Objective
Collect every line that includes the string "chart".

Records shown
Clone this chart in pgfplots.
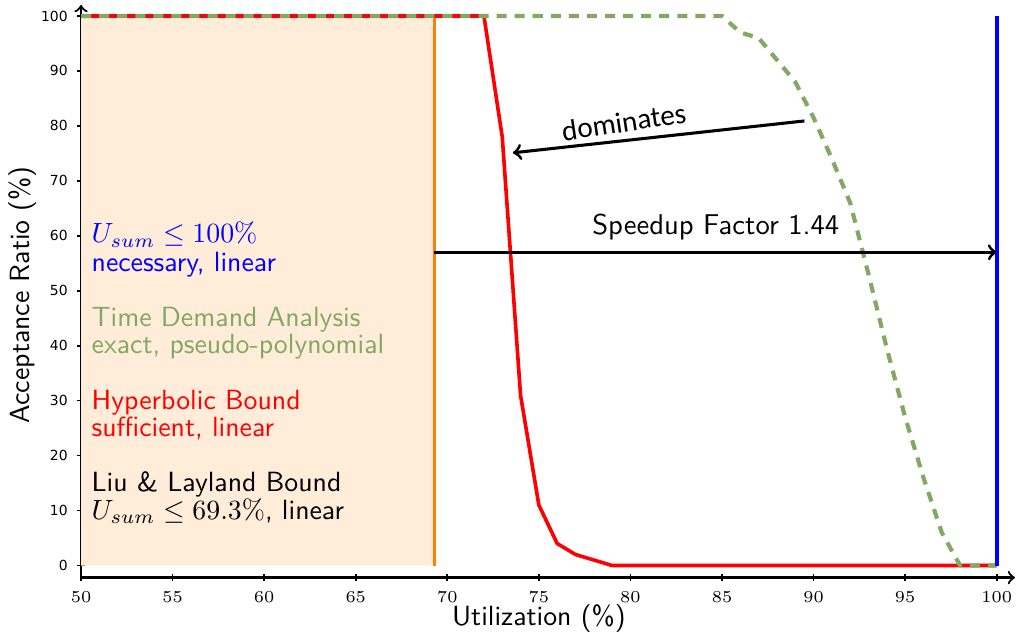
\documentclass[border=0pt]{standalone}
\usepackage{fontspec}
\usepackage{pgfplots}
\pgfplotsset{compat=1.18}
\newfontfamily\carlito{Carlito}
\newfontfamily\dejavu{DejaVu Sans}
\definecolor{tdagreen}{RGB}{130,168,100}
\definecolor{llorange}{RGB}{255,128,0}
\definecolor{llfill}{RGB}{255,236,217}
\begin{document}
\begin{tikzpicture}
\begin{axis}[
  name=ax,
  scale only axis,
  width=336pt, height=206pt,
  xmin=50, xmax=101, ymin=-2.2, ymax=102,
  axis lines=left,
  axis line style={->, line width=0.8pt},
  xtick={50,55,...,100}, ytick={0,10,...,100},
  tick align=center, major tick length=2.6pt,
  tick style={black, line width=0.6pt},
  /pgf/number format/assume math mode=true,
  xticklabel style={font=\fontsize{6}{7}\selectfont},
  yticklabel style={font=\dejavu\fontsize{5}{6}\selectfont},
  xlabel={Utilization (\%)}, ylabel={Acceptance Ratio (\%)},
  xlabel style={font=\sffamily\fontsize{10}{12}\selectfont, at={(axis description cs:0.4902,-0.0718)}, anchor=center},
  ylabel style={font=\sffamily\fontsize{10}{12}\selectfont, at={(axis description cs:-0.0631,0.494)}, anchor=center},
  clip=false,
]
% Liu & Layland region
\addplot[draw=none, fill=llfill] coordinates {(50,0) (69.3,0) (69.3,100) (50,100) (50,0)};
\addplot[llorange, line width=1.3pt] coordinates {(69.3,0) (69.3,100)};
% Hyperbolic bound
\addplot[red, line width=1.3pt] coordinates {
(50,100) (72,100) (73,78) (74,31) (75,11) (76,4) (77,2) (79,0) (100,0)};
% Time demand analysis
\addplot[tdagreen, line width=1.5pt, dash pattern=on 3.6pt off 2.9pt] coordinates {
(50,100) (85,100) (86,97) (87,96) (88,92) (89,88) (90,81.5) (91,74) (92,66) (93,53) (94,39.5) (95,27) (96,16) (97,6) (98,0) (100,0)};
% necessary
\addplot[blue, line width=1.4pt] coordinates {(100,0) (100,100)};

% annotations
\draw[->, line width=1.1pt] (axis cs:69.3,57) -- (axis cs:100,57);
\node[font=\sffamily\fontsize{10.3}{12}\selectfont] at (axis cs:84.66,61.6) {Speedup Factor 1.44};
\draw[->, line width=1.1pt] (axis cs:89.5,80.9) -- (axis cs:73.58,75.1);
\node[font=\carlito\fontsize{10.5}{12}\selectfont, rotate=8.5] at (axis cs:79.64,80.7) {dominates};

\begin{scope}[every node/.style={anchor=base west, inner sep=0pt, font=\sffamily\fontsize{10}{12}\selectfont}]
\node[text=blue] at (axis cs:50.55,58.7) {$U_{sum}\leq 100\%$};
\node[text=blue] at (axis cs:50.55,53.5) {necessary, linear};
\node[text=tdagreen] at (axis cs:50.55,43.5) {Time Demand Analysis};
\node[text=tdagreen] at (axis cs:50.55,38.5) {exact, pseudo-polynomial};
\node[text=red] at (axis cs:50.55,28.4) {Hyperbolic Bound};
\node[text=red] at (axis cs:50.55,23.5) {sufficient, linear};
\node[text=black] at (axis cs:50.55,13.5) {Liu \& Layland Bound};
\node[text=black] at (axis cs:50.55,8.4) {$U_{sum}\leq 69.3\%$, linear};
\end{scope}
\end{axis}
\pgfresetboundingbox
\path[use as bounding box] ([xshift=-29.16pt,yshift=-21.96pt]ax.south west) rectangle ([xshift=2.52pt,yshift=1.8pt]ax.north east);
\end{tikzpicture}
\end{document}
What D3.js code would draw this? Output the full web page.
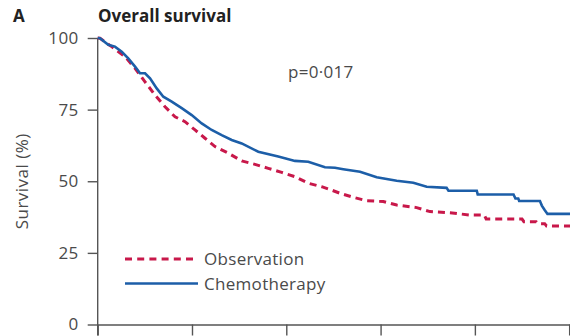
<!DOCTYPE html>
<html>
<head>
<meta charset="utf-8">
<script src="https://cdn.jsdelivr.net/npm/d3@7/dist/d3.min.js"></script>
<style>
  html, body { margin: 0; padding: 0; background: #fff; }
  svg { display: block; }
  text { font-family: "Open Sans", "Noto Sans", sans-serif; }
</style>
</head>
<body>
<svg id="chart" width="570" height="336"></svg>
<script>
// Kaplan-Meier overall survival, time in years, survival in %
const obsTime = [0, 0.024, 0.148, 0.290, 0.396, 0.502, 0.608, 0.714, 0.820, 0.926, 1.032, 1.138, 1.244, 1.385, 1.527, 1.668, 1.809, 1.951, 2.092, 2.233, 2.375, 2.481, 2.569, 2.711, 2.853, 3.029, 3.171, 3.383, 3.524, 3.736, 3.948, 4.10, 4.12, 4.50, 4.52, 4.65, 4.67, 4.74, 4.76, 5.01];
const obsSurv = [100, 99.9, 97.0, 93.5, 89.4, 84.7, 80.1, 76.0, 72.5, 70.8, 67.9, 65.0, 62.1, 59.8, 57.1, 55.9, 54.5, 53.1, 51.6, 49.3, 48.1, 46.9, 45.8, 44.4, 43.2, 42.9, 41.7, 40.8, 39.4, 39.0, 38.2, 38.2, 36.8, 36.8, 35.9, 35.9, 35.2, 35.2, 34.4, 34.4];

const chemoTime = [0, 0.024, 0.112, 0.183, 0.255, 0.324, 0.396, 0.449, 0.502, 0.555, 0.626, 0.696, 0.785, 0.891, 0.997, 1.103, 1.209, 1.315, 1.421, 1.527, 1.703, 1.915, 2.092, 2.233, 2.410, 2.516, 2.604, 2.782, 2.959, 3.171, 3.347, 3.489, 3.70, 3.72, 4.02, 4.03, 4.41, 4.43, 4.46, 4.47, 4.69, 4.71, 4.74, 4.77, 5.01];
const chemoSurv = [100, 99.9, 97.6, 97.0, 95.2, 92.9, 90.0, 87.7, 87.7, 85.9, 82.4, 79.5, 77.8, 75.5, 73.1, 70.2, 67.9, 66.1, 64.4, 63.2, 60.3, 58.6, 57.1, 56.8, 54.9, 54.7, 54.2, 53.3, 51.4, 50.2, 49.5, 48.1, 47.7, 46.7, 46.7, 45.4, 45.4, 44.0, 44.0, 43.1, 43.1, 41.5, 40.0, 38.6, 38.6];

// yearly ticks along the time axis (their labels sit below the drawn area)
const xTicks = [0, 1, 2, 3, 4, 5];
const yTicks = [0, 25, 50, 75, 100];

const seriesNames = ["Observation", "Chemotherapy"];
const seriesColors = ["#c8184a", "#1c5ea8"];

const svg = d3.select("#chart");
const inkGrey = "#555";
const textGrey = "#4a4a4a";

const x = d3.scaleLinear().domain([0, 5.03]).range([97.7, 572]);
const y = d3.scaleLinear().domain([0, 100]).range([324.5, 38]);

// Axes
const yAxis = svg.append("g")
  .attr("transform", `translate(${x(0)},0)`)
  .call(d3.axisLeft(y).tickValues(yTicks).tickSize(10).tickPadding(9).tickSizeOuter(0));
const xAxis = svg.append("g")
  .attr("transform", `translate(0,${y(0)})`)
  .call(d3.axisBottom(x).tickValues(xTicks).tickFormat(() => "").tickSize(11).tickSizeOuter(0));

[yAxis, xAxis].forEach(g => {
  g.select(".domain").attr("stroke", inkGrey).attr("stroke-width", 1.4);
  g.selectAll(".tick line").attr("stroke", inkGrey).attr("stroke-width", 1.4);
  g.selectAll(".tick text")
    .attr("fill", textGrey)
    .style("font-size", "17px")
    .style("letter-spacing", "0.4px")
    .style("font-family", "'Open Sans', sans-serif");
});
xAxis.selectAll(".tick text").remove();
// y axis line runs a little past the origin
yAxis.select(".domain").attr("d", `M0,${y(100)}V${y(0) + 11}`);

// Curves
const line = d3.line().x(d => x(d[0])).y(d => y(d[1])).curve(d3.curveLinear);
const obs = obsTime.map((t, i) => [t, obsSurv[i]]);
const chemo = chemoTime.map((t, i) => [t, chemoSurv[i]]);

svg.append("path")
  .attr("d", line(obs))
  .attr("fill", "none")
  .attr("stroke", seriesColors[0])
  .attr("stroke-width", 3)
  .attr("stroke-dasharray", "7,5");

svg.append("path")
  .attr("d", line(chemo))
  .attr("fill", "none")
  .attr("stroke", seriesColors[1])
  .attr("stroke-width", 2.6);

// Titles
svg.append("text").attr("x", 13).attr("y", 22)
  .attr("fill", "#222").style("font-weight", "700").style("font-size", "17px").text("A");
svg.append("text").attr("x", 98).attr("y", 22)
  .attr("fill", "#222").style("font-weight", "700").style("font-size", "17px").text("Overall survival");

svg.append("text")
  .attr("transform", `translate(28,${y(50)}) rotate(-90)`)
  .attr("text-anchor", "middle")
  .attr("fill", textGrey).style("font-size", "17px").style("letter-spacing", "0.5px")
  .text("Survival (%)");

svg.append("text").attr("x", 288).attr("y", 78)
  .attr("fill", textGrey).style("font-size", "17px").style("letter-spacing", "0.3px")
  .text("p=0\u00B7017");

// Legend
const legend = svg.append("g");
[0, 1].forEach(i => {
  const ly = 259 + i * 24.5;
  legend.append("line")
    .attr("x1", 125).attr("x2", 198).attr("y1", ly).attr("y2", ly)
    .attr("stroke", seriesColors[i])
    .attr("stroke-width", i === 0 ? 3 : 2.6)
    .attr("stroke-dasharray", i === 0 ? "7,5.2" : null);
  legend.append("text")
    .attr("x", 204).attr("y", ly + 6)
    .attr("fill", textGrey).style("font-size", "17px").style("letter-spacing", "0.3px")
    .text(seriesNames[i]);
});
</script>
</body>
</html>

Output below
Clone this chart in pgfplots.
<svg id="chart" width="570" height="336"></svg>
const svg = d3.select("#chart");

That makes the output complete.